By jdb, March 23, 2009

http://www.nytimes.com/2009/03/21/washington/21deficit.html?partner=rss&emc=rss

The thing is, neither the administration nor the congress factor in a tax hike. We need an income tax hike, most importantly to pay for all the stuff we want the government to do for us, but also for one unspoken reason – to be fair.

I’m not talking the minor readjustment promised by Obama – a return to Clintonian tax levels. I mean a return to fairness. Long ago, in the dim and distant 20th century, there used to be tax brackets especially for the very rich – now the guy with billions pays the same rate as the suit with a mortgage and a leased BMW in Santa Monica. Not that the guy in Santa Monica should pay less necessarily, just that hereditary wealth is getting off pretty easy for the amount of power they enjoy.
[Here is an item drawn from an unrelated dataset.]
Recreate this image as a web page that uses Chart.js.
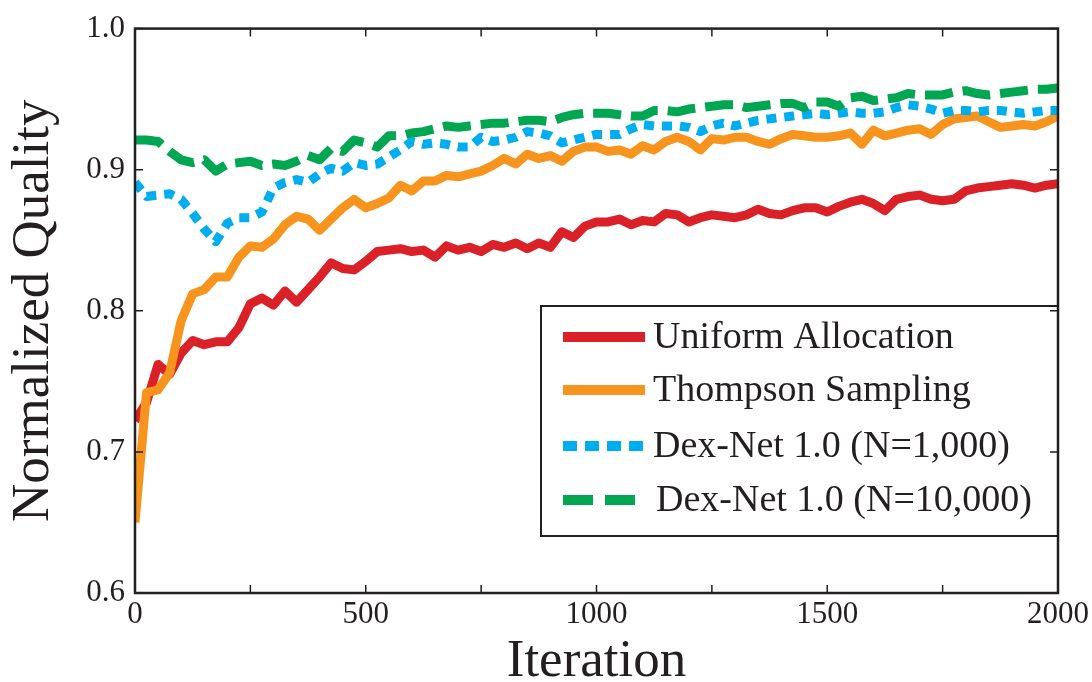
<!DOCTYPE html>
<html>
<head>
<meta charset="utf-8">
<title>Normalized Quality vs Iteration</title>
<script src="https://cdn.jsdelivr.net/npm/chart.js@4.4.0/dist/chart.umd.min.js"></script>
<style>
    body { margin: 0; background: #fff; }
    canvas { display: block; }
</style>
</head>
<body>
<canvas id="qualityChart" width="1092" height="682"></canvas>
<script>
const iterations = [
    0, 25, 50, 75, 100, 125, 150, 175, 200, 225,
    250, 275, 300, 325, 350, 375, 400, 425, 450, 475,
    500, 525, 550, 575, 600, 625, 650, 675, 700, 725,
    750, 775, 800, 825, 850, 875, 900, 925, 950, 975,
    1000, 1025, 1050, 1075, 1100, 1125, 1150, 1175, 1200, 1225,
    1250, 1275, 1300, 1325, 1350, 1375, 1400, 1425, 1450, 1475,
    1500, 1525, 1550, 1575, 1600, 1625, 1650, 1675, 1700, 1725,
    1750, 1775, 1800, 1825, 1850, 1875, 1900, 1925, 1950, 1975,
    2000
];

const uniformAllocation = [
    0.722, 0.735, 0.762, 0.755, 0.770, 0.779, 0.776, 0.778, 0.778, 0.788,
    0.805, 0.809, 0.804, 0.814, 0.806, 0.815, 0.824, 0.834, 0.830, 0.829,
    0.835, 0.842, 0.843, 0.844, 0.842, 0.843, 0.838, 0.846, 0.843, 0.845,
    0.842, 0.847, 0.845, 0.848, 0.844, 0.848, 0.845, 0.856, 0.852, 0.860,
    0.863, 0.863, 0.865, 0.861, 0.864, 0.863, 0.869, 0.868, 0.863, 0.866,
    0.868, 0.867, 0.866, 0.868, 0.872, 0.869, 0.868, 0.871, 0.873, 0.873,
    0.870, 0.874, 0.877, 0.879, 0.876, 0.871, 0.879, 0.881, 0.882, 0.879,
    0.878, 0.879, 0.885, 0.887, 0.888, 0.889, 0.890, 0.889, 0.887, 0.889,
    0.890
];

const thompsonSampling = [
    0.650, 0.742, 0.744, 0.756, 0.793, 0.812, 0.815, 0.824, 0.824, 0.838,
    0.846, 0.845, 0.851, 0.861, 0.867, 0.865, 0.857, 0.865, 0.873, 0.879,
    0.873, 0.876, 0.880, 0.889, 0.885, 0.892, 0.892, 0.896, 0.895, 0.897,
    0.899, 0.903, 0.908, 0.904, 0.911, 0.908, 0.910, 0.906, 0.913, 0.916,
    0.916, 0.913, 0.914, 0.911, 0.917, 0.914, 0.920, 0.923, 0.920, 0.914,
    0.922, 0.921, 0.923, 0.923, 0.920, 0.918, 0.922, 0.925, 0.924, 0.923,
    0.923, 0.924, 0.926, 0.918, 0.928, 0.924, 0.926, 0.928, 0.929, 0.925,
    0.932, 0.936, 0.937, 0.938, 0.934, 0.930, 0.931, 0.932, 0.931, 0.934,
    0.938
];

const dexNet1k = [
    0.891, 0.881, 0.882, 0.883, 0.879, 0.869, 0.858, 0.849, 0.862, 0.866,
    0.866, 0.870, 0.887, 0.891, 0.893, 0.891, 0.897, 0.901, 0.899, 0.905,
    0.903, 0.904, 0.909, 0.914, 0.920, 0.918, 0.919, 0.918, 0.916, 0.916,
    0.923, 0.920, 0.921, 0.923, 0.927, 0.926, 0.924, 0.919, 0.921, 0.923,
    0.925, 0.925, 0.925, 0.929, 0.932, 0.931, 0.931, 0.931, 0.930, 0.927,
    0.931, 0.933, 0.931, 0.933, 0.935, 0.936, 0.937, 0.938, 0.939, 0.940,
    0.939, 0.940, 0.941, 0.940, 0.940, 0.941, 0.944, 0.946, 0.945, 0.943,
    0.940, 0.942, 0.942, 0.941, 0.942, 0.942, 0.941, 0.940, 0.941, 0.942,
    0.942
];

const dexNet10k = [
    0.921, 0.921, 0.920, 0.913, 0.907, 0.905, 0.907, 0.899, 0.904, 0.905,
    0.906, 0.903, 0.904, 0.903, 0.906, 0.910, 0.907, 0.915, 0.913, 0.921,
    0.919, 0.916, 0.924, 0.924, 0.926, 0.927, 0.929, 0.931, 0.930, 0.931,
    0.932, 0.933, 0.933, 0.934, 0.935, 0.935, 0.934, 0.937, 0.939, 0.940,
    0.940, 0.940, 0.939, 0.938, 0.938, 0.942, 0.942, 0.941, 0.943, 0.944,
    0.945, 0.946, 0.946, 0.944, 0.945, 0.946, 0.947, 0.947, 0.944, 0.948,
    0.948, 0.945, 0.951, 0.952, 0.949, 0.950, 0.951, 0.954, 0.953, 0.953,
    0.953, 0.955, 0.956, 0.954, 0.953, 0.954, 0.955, 0.956, 0.957, 0.957,
    0.958
];

const seriesLabels = ['Uniform Allocation', 'Thompson Sampling', 'Dex-Net 1.0 (N=1,000)', 'Dex-Net 1.0 (N=10,000)'];
const xTickLabels = [0, 500, 1000, 1500, 2000];
const yTickLabels = [0.6, 0.7, 0.8, 0.9, 1.0];

const INK = '#231f20';
const SERIF = "'Liberation Serif', 'Times New Roman', serif";

function toPoints(values) {
    return values.map((v, i) => ({ x: iterations[i], y: v }));
}

// frame around the plot area plus short inward tick marks on all four sides
const framePlugin = {
    id: 'frame',
    afterDraw(chart) {
        const { ctx, chartArea: a, scales } = chart;
        const len = 8;
        ctx.save();
        ctx.strokeStyle = INK;
        ctx.lineWidth = 1.5;
        ctx.beginPath();
        scales.x.ticks.forEach(t => {
            const px = scales.x.getPixelForValue(t.value);
            ctx.moveTo(px, a.bottom);
            ctx.lineTo(px, a.bottom - len);
            ctx.moveTo(px, a.top);
            ctx.lineTo(px, a.top + len);
        });
        scales.y.ticks.forEach(t => {
            const py = scales.y.getPixelForValue(t.value);
            ctx.moveTo(a.left, py);
            ctx.lineTo(a.left + len, py);
            ctx.moveTo(a.right, py);
            ctx.lineTo(a.right - len, py);
        });
        ctx.stroke();
        ctx.lineWidth = 2.5;
        ctx.strokeRect(a.left, a.top, a.right - a.left, a.bottom - a.top);
        ctx.restore();
    }
};

// boxed legend in the lower right of the plot
const legendBoxPlugin = {
    id: 'legendBox',
    afterDatasetsDraw(chart) {
        const { ctx } = chart;
        const box = { left: 541, top: 306, right: 1058, bottom: 536 };
        const rows = [337, 390, 446, 500];
        ctx.save();
        ctx.fillStyle = '#fff';
        ctx.fillRect(box.left, box.top, box.right - box.left, box.bottom - box.top);
        ctx.strokeStyle = INK;
        ctx.lineWidth = 2;
        ctx.strokeRect(box.left, box.top, box.right - box.left, box.bottom - box.top);
        chart.data.datasets.forEach((ds, i) => {
            const y = rows[i];
            ctx.beginPath();
            ctx.strokeStyle = ds.borderColor;
            ctx.lineWidth = 10;
            ctx.lineCap = 'butt';
            ctx.setLineDash(ds.legendDash || []);
            ctx.moveTo(563, y);
            ctx.lineTo(645, y);
            ctx.stroke();
            ctx.setLineDash([]);
            ctx.fillStyle = INK;
            ctx.font = '38px ' + SERIF;
            ctx.textBaseline = 'middle';
            ctx.textAlign = 'left';
            ctx.fillText(ds.label, i === 3 ? 656 : 653, y + 1);
        });
        ctx.restore();
    }
};

new Chart(document.getElementById('qualityChart'), {
    type: 'line',
    data: {
        datasets: [
            {
                label: seriesLabels[0],
                data: toPoints(uniformAllocation),
                borderColor: '#da2128',
                order: 3
            },
            {
                label: seriesLabels[1],
                data: toPoints(thompsonSampling),
                borderColor: '#f7941d',
                order: 2
            },
            {
                label: seriesLabels[2],
                data: toPoints(dexNet1k),
                borderColor: '#00aeef',
                borderDash: [10, 8],
                legendDash: [14, 8],
                borderCapStyle: 'butt',
                order: 1
            },
            {
                label: seriesLabels[3],
                data: toPoints(dexNet10k),
                borderColor: '#00a651',
                borderDash: [28, 10],
                legendDash: [30, 12],
                borderCapStyle: 'butt',
                order: 0
            }
        ]
    },
    options: {
        responsive: false,
        animation: false,
        layout: { padding: { top: 21, right: 32, left: 0, bottom: 0 } },
        elements: {
            point: { radius: 0 },
            line: { borderWidth: 9, tension: 0, borderJoinStyle: 'round', fill: false }
        },
        plugins: {
            legend: { display: false },
            tooltip: { enabled: false }
        },
        scales: {
            x: {
                type: 'linear',
                min: 0,
                max: 2000,
                afterFit: s => { s.height = 89; },
                grid: { display: false, drawTicks: false },
                border: { display: false },
                ticks: {
                    stepSize: 250,
                    autoSkip: false,
                    maxRotation: 0,
                    padding: 3,
                    color: INK,
                    font: { family: SERIF, size: 31 },
                    callback: v => xTickLabels.includes(v) ? String(v) : ''
                },
                title: {
                    display: true,
                    text: 'Iteration',
                    color: INK,
                    font: { family: SERIF, size: 53, lineHeight: 0.75 },
                    padding: { top: 0, bottom: 0 }
                }
            },
            y: {
                min: 0.6,
                max: 1.0,
                afterFit: s => { s.width = 135; },
                grid: { display: false, drawTicks: false },
                border: { display: false },
                ticks: {
                    stepSize: 0.1,
                    padding: 10,
                    color: INK,
                    font: { family: SERIF, size: 31 },
                    callback: v => yTickLabels.some(t => Math.abs(t - v) < 1e-6) ? v.toFixed(1) : ''
                },
                title: {
                    display: true,
                    text: 'Normalized Quality',
                    color: INK,
                    font: { family: SERIF, size: 53, lineHeight: 1.2 },
                    padding: { top: 2, bottom: 0 }
                }
            }
        }
    },
    plugins: [framePlugin, legendBoxPlugin]
});
</script>
</body>
</html>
Basically, it all comes down to numbers.

When the income tax was first implemented, lower income people hardly payed any taxes at all. The low bracket was one percent, for everyone that made less $20,000 a year – that’s over 400,000 a year in today’s dollars! The income tax was ONLY for the very rich. The aristocrats, and those who lived like kings – who made over half a million dollars, that’s  ten million in todays money – payed SEVEN TIMES as much as those who only lived like princes.

In the depression era and WWII, everyone was asked to chip in to help their country, but even as taxes for the working man were raised, there was a tax bracket for the ridiculously wealthy – during the depression, if you made over 5 million a year, which is 75 million in today’s dollars, you payed eighty percent – sixteen times as much as the common man! The fabuluously wealthy had so much more, and they were willing to carry more of the burden.

Today, the lowest tax bracket is ten percent – unless you make more than $17,000 (nine dollars an hour, forty hours a week), then it jumps to fifteen percent, which is where the greatest number of the people in the US are. The very rich, the billionaires, the people with their own private jets, their own islands, pay a little more than double that, after exemptions. Really? How is that fair, in any way? Shouldn’t there be a special bracket just for them?